The myxosporean species are typically defined by the size and shape of the spores released by vertebrate hosts. For instance, the genus Ceratomyxa is a common parasite of the gallbladder of many fish species; they have "boomerang-like" spores with two polar capsules resembling eyes in the middle of the spore. Most species within the myxosporea are sized between 10 μm and 20 μm, however Myxidium giganticum is up to 98 μm long.
The spore shell consists of shell "valves", which are joined together along "suture lines". Some species contain polysaccharide reserves in the form of β-glycogen particles, which are concentrated in a central "iodinophillous vacuole".
The shell valves may have smooth or ridged surfaces, may be drawn out into lateral "alate" projections, and may or may not have a mucous coating. These adaptions probably serve to increase the buoyancy of the spore in the water column, aiding dispersal. The valves are formed of resistant, non-keratinaceous protein.
The alternate stage of the life cycle is generally released by an annelid or polychaete worm, typically resembles three hooks united by the base, and can also be used for identification. These organisms were classified in the class Actinosporea, until careful experimentation supported by analysis of the 18S Ribosomal Subunit RNA sequence in the early 1990s allowed matching of several actinosporeans with their myxosporean equivalent.
The taxonomy of both actinosporeans and myxosporeans was originally based on spore morphology. Recently Kent et al. (1994) redefined the phylum Myxozoa to solve the taxonomic and nomenclatural problems arising from the two host life cycle of myxozoans as first described by Wolf and Markiw (1984). The distinction between the two previously recognised classes Actinosporea and Myxosporea disappeared and the class Actinosporea was suppressed, becoming a synonym of the class Myxosporea Bütschli, 1881. The generic names of actinosporeans were retained as collective "type" names, and it was proposed that they be used to characterise different morphological forms of actinosporeans. Actinosporeans, for which the myxosporean stage is not known, are to be retained as species inquerandae until their specific identity is established.
Until the 1980s, direct transmission of myxosporeans was presumed. In 1984, it was shown experimentally that spores of Myxobolus cerebralis failed to produce infections when fed to salmonids (Wolf & Markiw, 1984). To reproduce successfully, this species requires a tubificid worm as an intermediate host, in which the spores develop into a "species" of the "genus" Triactinomyxon. These spores develop inside the oligochaete into forms which are infective to salmonids. Such a life cycle, with two different sexual stages, resulting in two kinds of resistant spores, is unique amongst the parasitic organisms. This mode of life cycle has been confirmed in several other Myxobolus species.

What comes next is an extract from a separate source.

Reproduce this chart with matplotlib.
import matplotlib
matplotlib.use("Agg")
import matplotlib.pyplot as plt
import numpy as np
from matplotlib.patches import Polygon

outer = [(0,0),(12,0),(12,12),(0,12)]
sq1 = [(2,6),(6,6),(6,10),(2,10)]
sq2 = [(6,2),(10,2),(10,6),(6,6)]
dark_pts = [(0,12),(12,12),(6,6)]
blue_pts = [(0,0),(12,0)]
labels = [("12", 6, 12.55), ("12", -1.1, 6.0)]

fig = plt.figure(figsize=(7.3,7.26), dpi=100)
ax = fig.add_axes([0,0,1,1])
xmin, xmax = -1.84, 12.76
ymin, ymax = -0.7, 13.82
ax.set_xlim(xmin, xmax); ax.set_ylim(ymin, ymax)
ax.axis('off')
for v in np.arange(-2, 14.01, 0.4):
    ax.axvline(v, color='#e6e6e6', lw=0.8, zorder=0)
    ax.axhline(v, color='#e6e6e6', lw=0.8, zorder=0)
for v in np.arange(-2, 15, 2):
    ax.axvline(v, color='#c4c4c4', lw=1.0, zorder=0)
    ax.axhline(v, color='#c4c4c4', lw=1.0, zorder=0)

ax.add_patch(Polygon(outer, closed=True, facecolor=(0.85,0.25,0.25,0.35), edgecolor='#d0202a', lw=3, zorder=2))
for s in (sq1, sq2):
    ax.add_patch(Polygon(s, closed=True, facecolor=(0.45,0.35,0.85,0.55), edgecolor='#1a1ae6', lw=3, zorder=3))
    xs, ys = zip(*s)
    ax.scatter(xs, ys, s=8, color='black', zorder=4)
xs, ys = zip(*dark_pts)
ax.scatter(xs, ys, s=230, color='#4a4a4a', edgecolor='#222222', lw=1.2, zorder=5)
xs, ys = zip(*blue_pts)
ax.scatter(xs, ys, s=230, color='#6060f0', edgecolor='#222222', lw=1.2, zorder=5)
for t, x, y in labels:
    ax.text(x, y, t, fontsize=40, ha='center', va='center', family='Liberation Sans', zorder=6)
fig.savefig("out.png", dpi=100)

This mode of infection has also been proved in other families. Ceratomyxa shasta, an economically important parasite of salmonids, has been shown to use a polychaete worm as an alternate host. Surprisingly, however, direct transmission between fish has also been demonstrated, so far in three species of Enteromyxum.
- Bartholomew, J. L., M. J. Whipple, D. G. Stevens and J. L. Fryer. (1997). The life cycle of Ceratomyxa shasta, a myxosporean parasite of salmonids, requires a freshwater polychaete as an alternate host. American Journal of Parasitology. 83:859-868.
- Wolf, K. & Markiw, M.E. (1984). Biology contravenes taxonomy in the Myxozoa: new discoveries show alternation of invertebrate and vertebrate hosts. Science 225:1449-1452
- Kent, M. L., Margolis. L., & Corliss, J. 0. (1994). The demise of a class of protists: Taxonomic and nomenclatural revisions proposed for the protist phylum Myxozoa Grasse, 1970. Canadian Journal of Zoology 72:932-937.